Copy out every line in which the string "pixels" occurs.

━━━ Records supplied

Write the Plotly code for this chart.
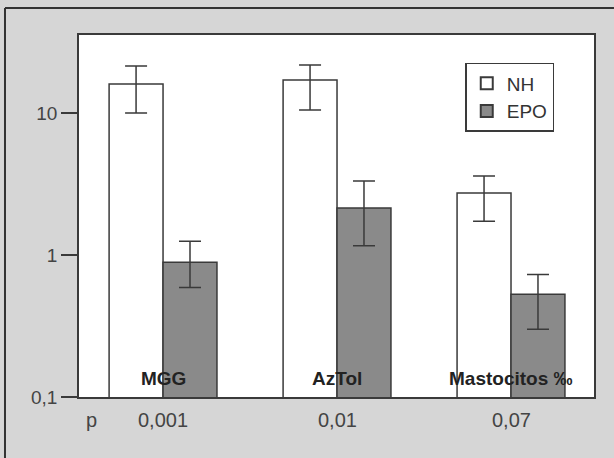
import plotly.graph_objects as go

categories = ["MGG", "AzTol", "Mastocitos ‰"]
nh_values = [16.0, 17.1, 2.73]
nh_err_plus = [5.4, 4.7, 0.87]
nh_err_minus = [6.0, 6.6, 1.0]
epo_values = [0.89, 2.14, 0.53]
epo_err_plus = [0.36, 1.18, 0.20]
epo_err_minus = [0.30, 0.98, 0.23]
p_label = "p"
p_values = ["0,001", "0,01", "0,07"]
y_tickvals = [0.1, 1, 10]
y_ticktext = ["0,1", "1", "10"]

xs = list(range(len(categories)))
line_col = "#3a3a3a"
font_fam = "Liberation Sans, Arial, sans-serif"

fig = go.Figure()
fig.add_trace(go.Bar(
    name="NH", x=xs, y=nh_values,
    marker=dict(color="white", line=dict(color=line_col, width=1.5)),
    error_y=dict(type="data", symmetric=False, array=nh_err_plus, arrayminus=nh_err_minus,
                 color=line_col, thickness=1.5, width=11),
))
fig.add_trace(go.Bar(
    name="EPO", x=xs, y=epo_values,
    marker=dict(color="#8a8a8a", line=dict(color=line_col, width=1.5)),
    error_y=dict(type="data", symmetric=False, array=epo_err_plus, arrayminus=epo_err_minus,
                 color=line_col, thickness=1.5, width=11),
))

annotations = []
for i, c in enumerate(categories):
    annotations.append(dict(x=i, y=0.052, xref="x", yref="paper", text="<b>%s</b>" % c,
                            xanchor="center", yanchor="middle",
                            showarrow=False, font=dict(size=19, color="#222", family=font_fam)))
    annotations.append(dict(x=i, y=-0.0635, xref="x", yref="paper", text=p_values[i],
                            xanchor="center", yanchor="middle",
                            showarrow=False, font=dict(size=20, color="#444", family=font_fam)))
annotations.append(dict(x=-0.414, y=-0.0635, xref="x", yref="paper", text=p_label,
                        xanchor="center", yanchor="middle",
                        showarrow=False, font=dict(size=20, color="#444", family=font_fam)))

fig.update_layout(
    width=614, height=458,
    margin=dict(l=79, r=20, t=35, b=61),
    paper_bgcolor="#d6d6d6",
    plot_bgcolor="white",
    barmode="group",
    bargap=0.38,
    bargroupgap=0,
    showlegend=True,
    legend=dict(x=0.75, y=0.923, xanchor="left", yanchor="top",
                bgcolor="white", bordercolor=line_col, borderwidth=1.5,
                font=dict(size=19, color="#333", family=font_fam),
                itemsizing="constant", tracegroupgap=4,
                entrywidth=64, entrywidthmode="pixels"),
    xaxis=dict(range=[-0.483, 2.477], showticklabels=False, ticks="",
               showline=True, linecolor=line_col, linewidth=1.5, mirror=True,
               showgrid=False, zeroline=False),
    yaxis=dict(type="log", range=[-1, 1.549], tickvals=y_tickvals, ticktext=y_ticktext,
               ticks="outside", ticklen=16, tickwidth=1.5, tickcolor=line_col,
               showline=True, linecolor=line_col, linewidth=1.5, mirror=True,
               showgrid=False, zeroline=False,
               tickfont=dict(size=19, color="#444", family=font_fam)),
    annotations=annotations,
    font=dict(family=font_fam),
    shapes=[
        dict(type="line", xref="paper", yref="paper",
             x0=-0.1437, x1=1.0388, y0=1.0746, y1=1.0746,
             line=dict(color="#333", width=2), layer="below"),
        dict(type="line", xref="paper", yref="paper",
             x0=-0.1437, x1=-0.1437, y0=1.0746, y1=-0.1685,
             line=dict(color="#333", width=2), layer="below"),
    ],
)

fig.write_html("out.html", config={"displayModeBar": False},
               post_script="document.body.style.margin='0';document.body.style.background='#d6d6d6';")
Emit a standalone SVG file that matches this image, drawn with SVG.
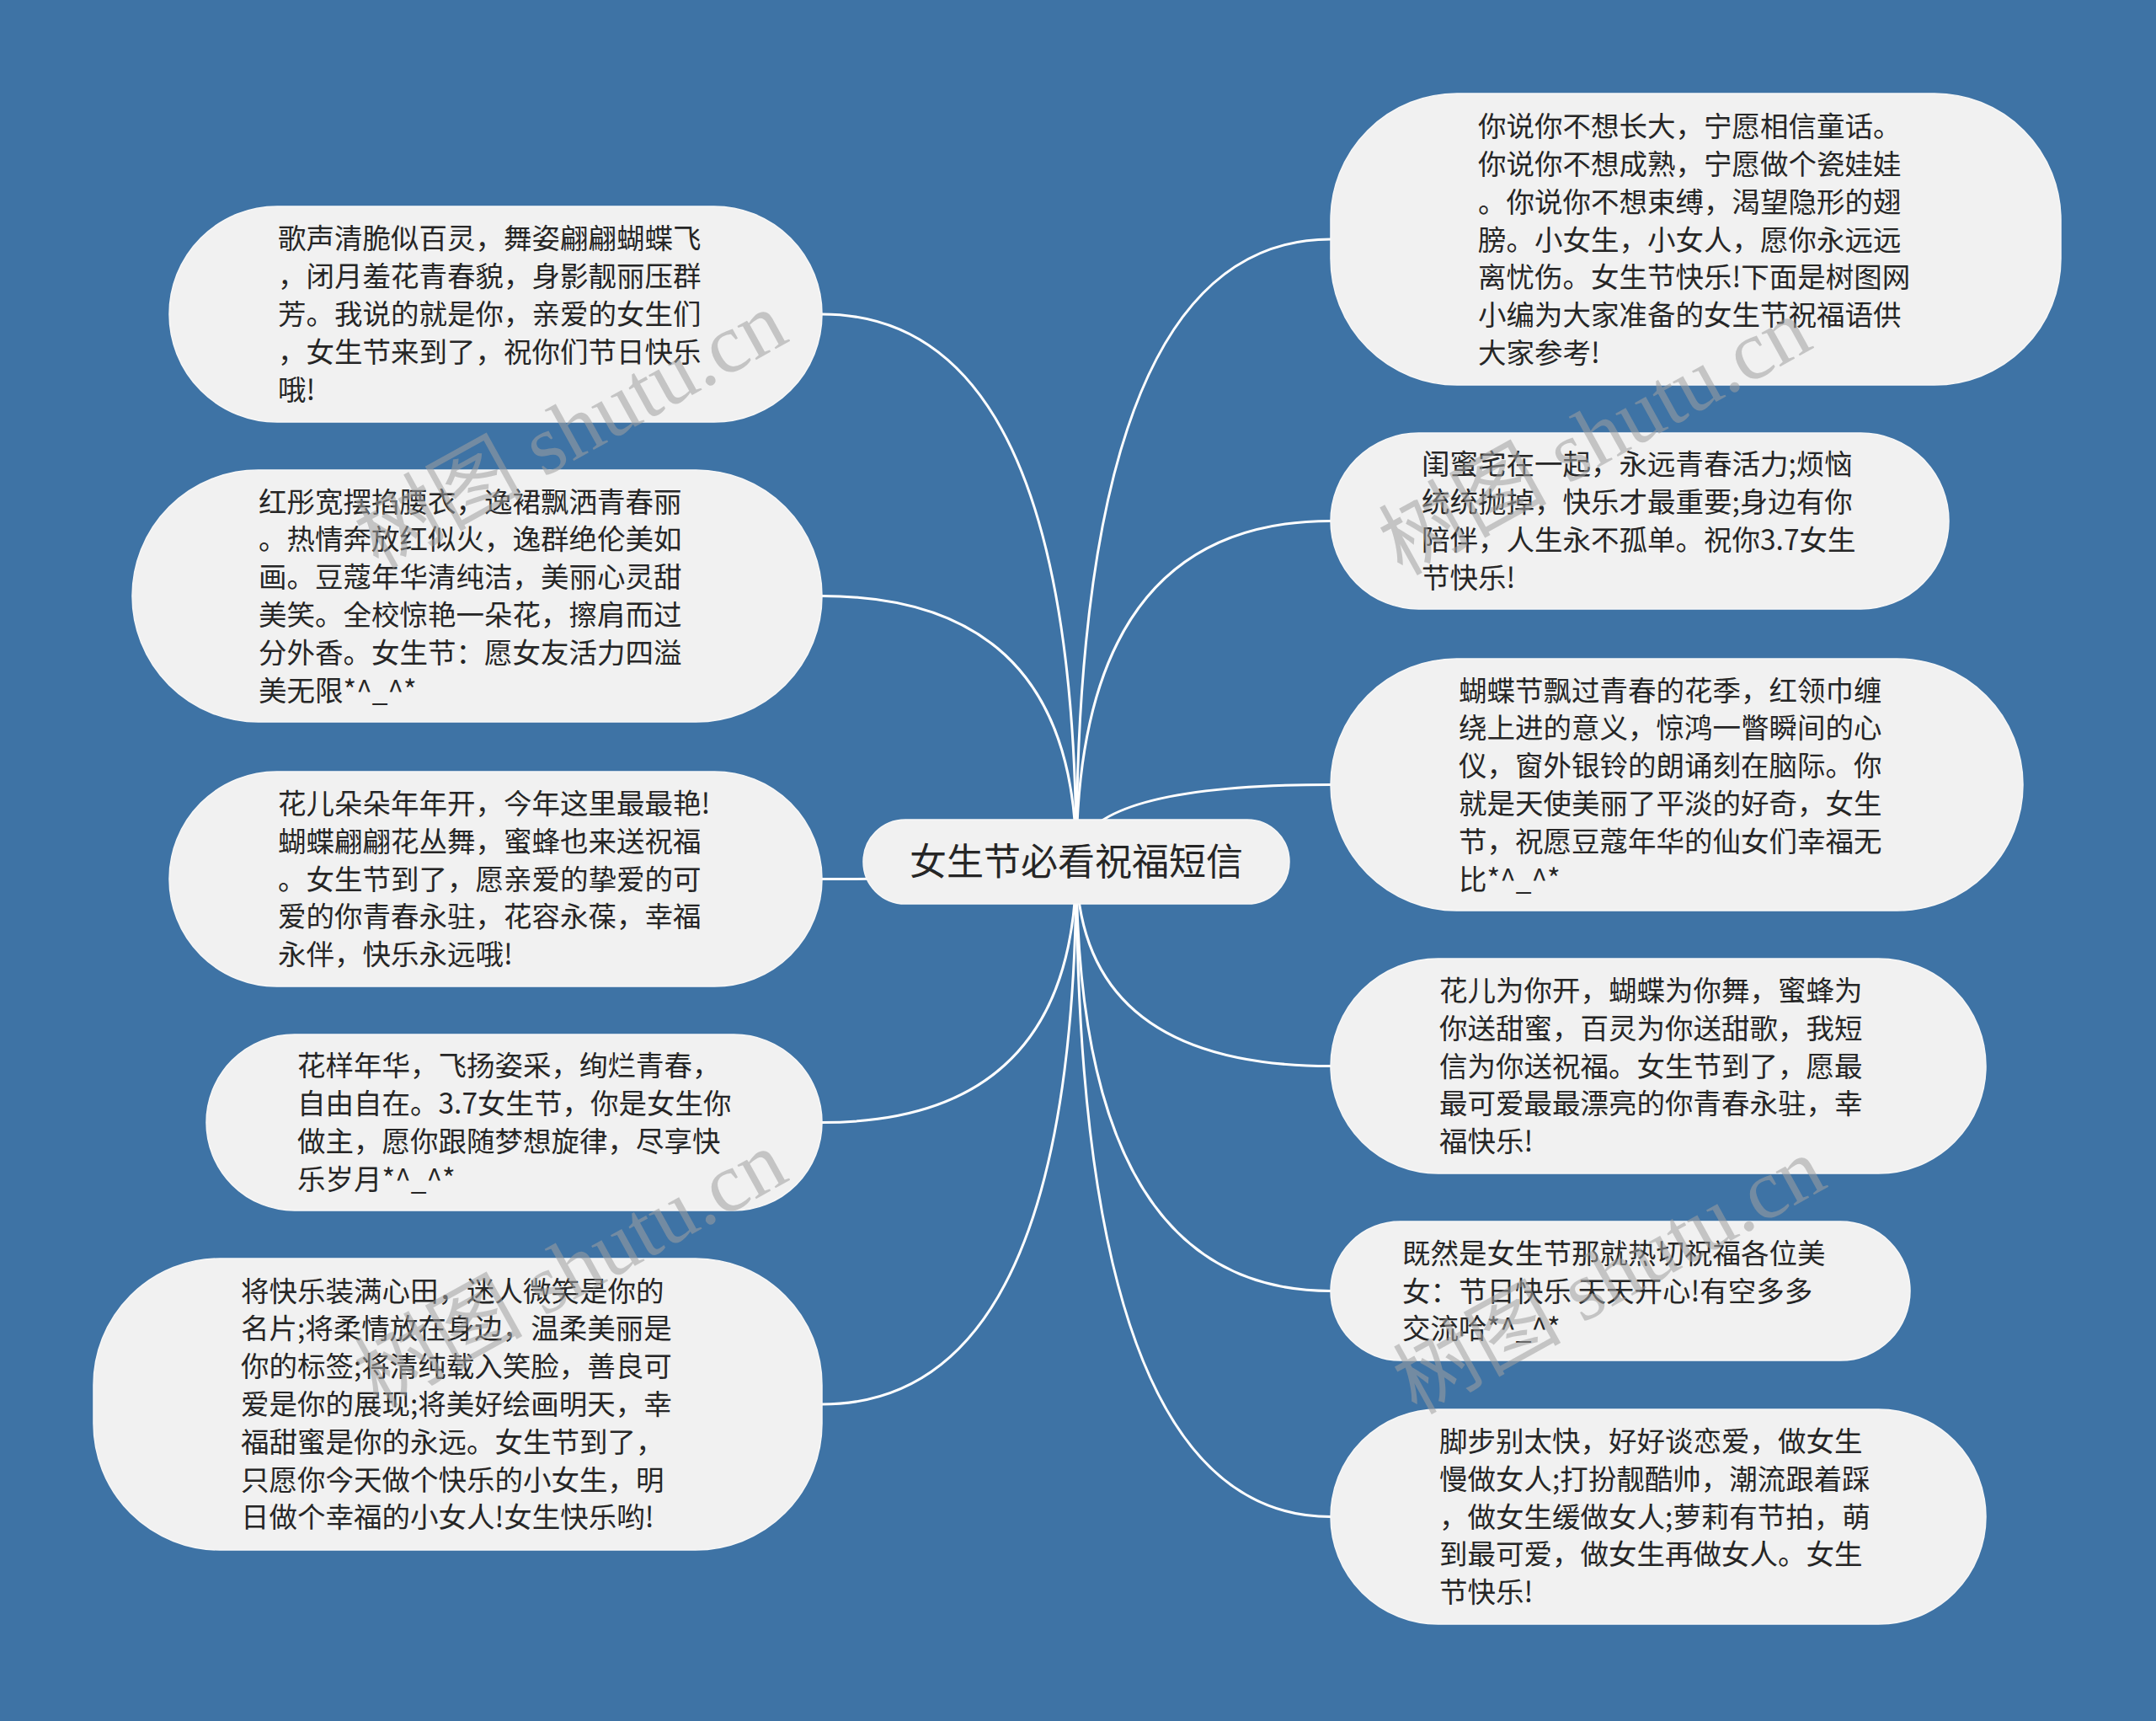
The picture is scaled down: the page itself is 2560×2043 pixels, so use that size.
<svg xmlns="http://www.w3.org/2000/svg" width="2560" height="2043" viewBox="0 0 2560 2043">
<style>
.bg{fill:#3e73a5}
.node{fill:#f1f1f1;stroke:#f7f7f7;stroke-width:1.5}
.t{font-family:"Noto Sans CJK SC","Noto Sans",sans-serif;font-size:33.5px;fill:#262626}
.rt{font-family:"Noto Sans CJK SC","Noto Sans",sans-serif;font-size:44px;fill:#262626;text-anchor:middle}
.link{fill:none;stroke:#ffffff;stroke-width:3}
.wm{font-family:"Liberation Serif","Noto Sans CJK SC",serif;font-size:100px;fill:#a0a0a0;opacity:0.55;text-anchor:middle}
</style>
<rect class="bg" x="0" y="0" width="2560" height="2043"/>
<g id="connectors">
<path class="link" d="M1278,1023 Q1278,373 976,373"/>
<path class="link" d="M1278,1023 Q1278,707.5 976,707.5"/>
<path class="link" d="M1278,1023 Q1278,1043.5 976,1043.5"/>
<path class="link" d="M1278,1023 Q1278,1332.5 976,1332.5"/>
<path class="link" d="M1278,1023 Q1278,1667 976,1667"/>
<path class="link" d="M1278,1023 Q1278,284 1580,284"/>
<path class="link" d="M1278,1023 Q1278,618.5 1580,618.5"/>
<path class="link" d="M1278,1023 Q1278,931.5 1580,931.5"/>
<path class="link" d="M1278,1023 Q1278,1265.5 1580,1265.5"/>
<path class="link" d="M1278,1023 Q1278,1532.5 1580,1532.5"/>
<path class="link" d="M1278,1023 Q1278,1800.5 1580,1800.5"/>
</g>
<g id="root">
<rect class="node" x="1025" y="973" width="506" height="100" rx="50"/>
<text class="rt" x="1278" y="1039">女生节必看祝福短信</text>
</g>
<g id="L1">
<rect class="node" x="201" y="245" width="775" height="256" rx="128"/>
<text class="t" x="330" y="295.4"><tspan x="330">歌声清脆似百灵，舞姿翩翩蝴蝶飞</tspan><tspan x="330" dy="44.8">，闭月羞花青春貌，身影靓丽压群</tspan><tspan x="330" dy="44.8">芳。我说的就是你，亲爱的女生们</tspan><tspan x="330" dy="44.8">，女生节来到了，祝你们节日快乐</tspan><tspan x="330" dy="44.8">哦!</tspan></text>
</g>
<g id="L2">
<rect class="node" x="157" y="558" width="819" height="299" rx="149.5"/>
<text class="t" x="307" y="607.5"><tspan x="307">红彤宽摆掐腰衣，逸裙飘洒青春丽</tspan><tspan x="307" dy="44.8">。热情奔放红似火，逸群绝伦美如</tspan><tspan x="307" dy="44.8">画。豆蔻年华清纯洁，美丽心灵甜</tspan><tspan x="307" dy="44.8">美笑。全校惊艳一朵花，擦肩而过</tspan><tspan x="307" dy="44.8">分外香。女生节：愿女友活力四溢</tspan><tspan x="307" dy="44.8">美无限*^_^*</tspan></text>
</g>
<g id="L3">
<rect class="node" x="201" y="916" width="775" height="255" rx="127.5"/>
<text class="t" x="330" y="966"><tspan x="330">花儿朵朵年年开，今年这里最最艳!</tspan><tspan x="330" dy="44.8">蝴蝶翩翩花丛舞，蜜蜂也来送祝福</tspan><tspan x="330" dy="44.8">。女生节到了，愿亲爱的挚爱的可</tspan><tspan x="330" dy="44.8">爱的你青春永驻，花容永葆，幸福</tspan><tspan x="330" dy="44.8">永伴，快乐永远哦!</tspan></text>
</g>
<g id="L4">
<rect class="node" x="245" y="1228" width="731" height="209" rx="104.5"/>
<text class="t" x="353" y="1277.3"><tspan x="353">花样年华，飞扬姿采，绚烂青春，</tspan><tspan x="353" dy="44.8">自由自在。3.7女生节，你是女生你</tspan><tspan x="353" dy="44.8">做主，愿你跟随梦想旋律，尽享快</tspan><tspan x="353" dy="44.8">乐岁月*^_^*</tspan></text>
</g>
<g id="L5">
<rect class="node" x="111" y="1494" width="865" height="346" rx="150"/>
<text class="t" x="286" y="1544.6"><tspan x="286">将快乐装满心田，迷人微笑是你的</tspan><tspan x="286" dy="44.8">名片;将柔情放在身边，温柔美丽是</tspan><tspan x="286" dy="44.8">你的标签;将清纯载入笑脸，善良可</tspan><tspan x="286" dy="44.8">爱是你的展现;将美好绘画明天，幸</tspan><tspan x="286" dy="44.8">福甜蜜是你的永远。女生节到了，</tspan><tspan x="286" dy="44.8">只愿你今天做个快乐的小女生，明</tspan><tspan x="286" dy="44.8">日做个幸福的小女人!女生快乐哟!</tspan></text>
</g>
<g id="R1">
<rect class="node" x="1580" y="111" width="867" height="346" rx="150"/>
<text class="t" x="1755" y="162.1"><tspan x="1755">你说你不想长大，宁愿相信童话。</tspan><tspan x="1755" dy="44.8">你说你不想成熟，宁愿做个瓷娃娃</tspan><tspan x="1755" dy="44.8">。你说你不想束缚，渴望隐形的翅</tspan><tspan x="1755" dy="44.8">膀。小女生，小女人，愿你永远远</tspan><tspan x="1755" dy="44.8">离忧伤。女生节快乐!下面是树图网</tspan><tspan x="1755" dy="44.8">小编为大家准备的女生节祝福语供</tspan><tspan x="1755" dy="44.8">大家参考!</tspan></text>
</g>
<g id="R2">
<rect class="node" x="1580" y="514" width="734" height="209" rx="104.5"/>
<text class="t" x="1688" y="563.3"><tspan x="1688">闺蜜宅在一起，永远青春活力;烦恼</tspan><tspan x="1688" dy="44.8">统统抛掉，快乐才最重要;身边有你</tspan><tspan x="1688" dy="44.8">陪伴，人生永不孤单。祝你3.7女生</tspan><tspan x="1688" dy="44.8">节快乐!</tspan></text>
</g>
<g id="R3">
<rect class="node" x="1580" y="782" width="822" height="299" rx="149.5"/>
<text class="t" x="1732" y="831.5"><tspan x="1732">蝴蝶节飘过青春的花季，红领巾缠</tspan><tspan x="1732" dy="44.8">绕上进的意义，惊鸿一瞥瞬间的心</tspan><tspan x="1732" dy="44.8">仪，窗外银铃的朗诵刻在脑际。你</tspan><tspan x="1732" dy="44.8">就是天使美丽了平淡的好奇，女生</tspan><tspan x="1732" dy="44.8">节，祝愿豆蔻年华的仙女们幸福无</tspan><tspan x="1732" dy="44.8">比*^_^*</tspan></text>
</g>
<g id="R4">
<rect class="node" x="1580" y="1138" width="778" height="255" rx="127.5"/>
<text class="t" x="1709" y="1188"><tspan x="1709">花儿为你开，蝴蝶为你舞，蜜蜂为</tspan><tspan x="1709" dy="44.8">你送甜蜜，百灵为你送甜歌，我短</tspan><tspan x="1709" dy="44.8">信为你送祝福。女生节到了，愿最</tspan><tspan x="1709" dy="44.8">最可爱最最漂亮的你青春永驻，幸</tspan><tspan x="1709" dy="44.8">福快乐!</tspan></text>
</g>
<g id="R5">
<rect class="node" x="1580" y="1450" width="688" height="165" rx="82.5"/>
<text class="t" x="1665" y="1499.7"><tspan x="1665">既然是女生节那就热切祝福各位美</tspan><tspan x="1665" dy="44.8">女：节日快乐 天天开心!有空多多</tspan><tspan x="1665" dy="44.8">交流哈*^_^*</tspan></text>
</g>
<g id="R6">
<rect class="node" x="1580" y="1673" width="778" height="255" rx="127.5"/>
<text class="t" x="1709" y="1723"><tspan x="1709">脚步别太快，好好谈恋爱，做女生</tspan><tspan x="1709" dy="44.8">慢做女人;打扮靓酷帅，潮流跟着踩</tspan><tspan x="1709" dy="44.8">，做女生缓做女人;萝莉有节拍，萌</tspan><tspan x="1709" dy="44.8">到最可爱，做女生再做女人。女生</tspan><tspan x="1709" dy="44.8">节快乐!</tspan></text>
</g>
<g id="watermarks">
<text class="wm" transform="translate(694,540) rotate(-29)">树图 shutu.cn</text>
<text class="wm" transform="translate(1910,548) rotate(-29)">树图 shutu.cn</text>
<text class="wm" transform="translate(694,1536) rotate(-29)">树图 shutu.cn</text>
<text class="wm" transform="translate(1927,1544) rotate(-29)">树图 shutu.cn</text>
</g>
</svg>
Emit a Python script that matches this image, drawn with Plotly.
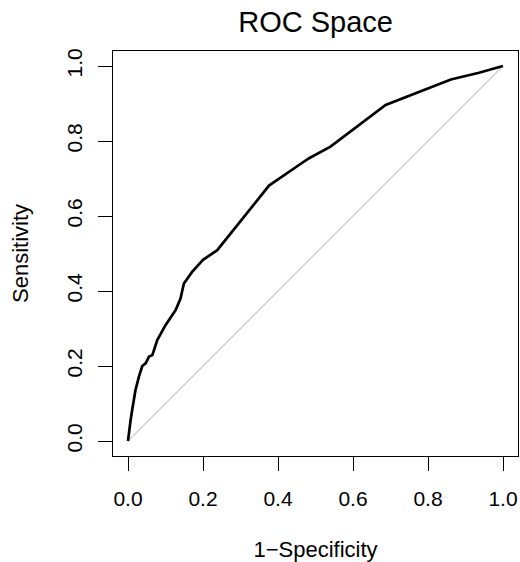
import plotly.graph_objects as go

# ROC curve values
fpr = [0.0, 0.003, 0.007, 0.012, 0.02, 0.029, 0.038, 0.047, 0.056, 0.065, 0.078,
       0.1, 0.127, 0.14, 0.149, 0.171, 0.2, 0.238, 0.26, 0.376, 0.456, 0.483,
       0.54, 0.687, 0.861, 0.936, 1.0]
tpr = [0.0, 0.03, 0.056, 0.088, 0.136, 0.171, 0.2, 0.207, 0.225, 0.229, 0.269,
       0.309, 0.349, 0.38, 0.42, 0.451, 0.483, 0.509, 0.536, 0.681, 0.736, 0.754,
       0.785, 0.896, 0.964, 0.982, 1.0]
diag = [0.0, 1.0]
tick_vals = [0.0, 0.2, 0.4, 0.6, 0.8, 1.0]
tick_text = ["0.0", "0.2", "0.4", "0.6", "0.8", "1.0"]

FONT = "Liberation Sans, Arial, sans-serif"

fig = go.Figure()
fig.add_trace(go.Scatter(x=diag, y=diag, mode="lines",
                         line=dict(color="#cfcfcf", width=1.3), hoverinfo="skip",
                         showlegend=False))
fig.add_trace(go.Scatter(x=fpr, y=tpr, mode="lines",
                         line=dict(color="black", width=2.7), showlegend=False))

axis_common = dict(
    range=[-0.04, 1.04], tickvals=tick_vals, ticktext=tick_text,
    ticks="outside", ticklen=14, tickwidth=1, tickcolor="black",
    showline=True, linecolor="black", linewidth=1, mirror=True,
    showgrid=False, zeroline=False, automargin=False,
    tickfont=dict(family=FONT, size=21, color="black"),
)

fig.update_layout(
    width=520, height=562,
    margin=dict(l=113, r=2, t=51, b=106),
    paper_bgcolor="white", plot_bgcolor="white",
    title=dict(text="ROC Space", x=0.607, xanchor="center", y=0.962, yanchor="middle",
               font=dict(family=FONT, size=29, color="black")),
    xaxis=dict(**axis_common, ticklabelstandoff=10,
               title=dict(text="1\u2212Specificity", standoff=32,
                          font=dict(family=FONT, size=22, color="black"))),
    yaxis=dict(**axis_common, tickangle=-90, ticklabelstandoff=8,
               title=dict(text="Sensitivity", standoff=27,
                          font=dict(family=FONT, size=22, color="black"))),
)

fig.write_html("out.html", config={"displayModeBar": False},
               post_script="document.body.style.margin='0';")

━━━━━━

▸ Result for this task
                entrywidth=64, entrywidthmode="pixels"),
The picture is scaled down: the page itself is 2560×2043 pixels, so use that size.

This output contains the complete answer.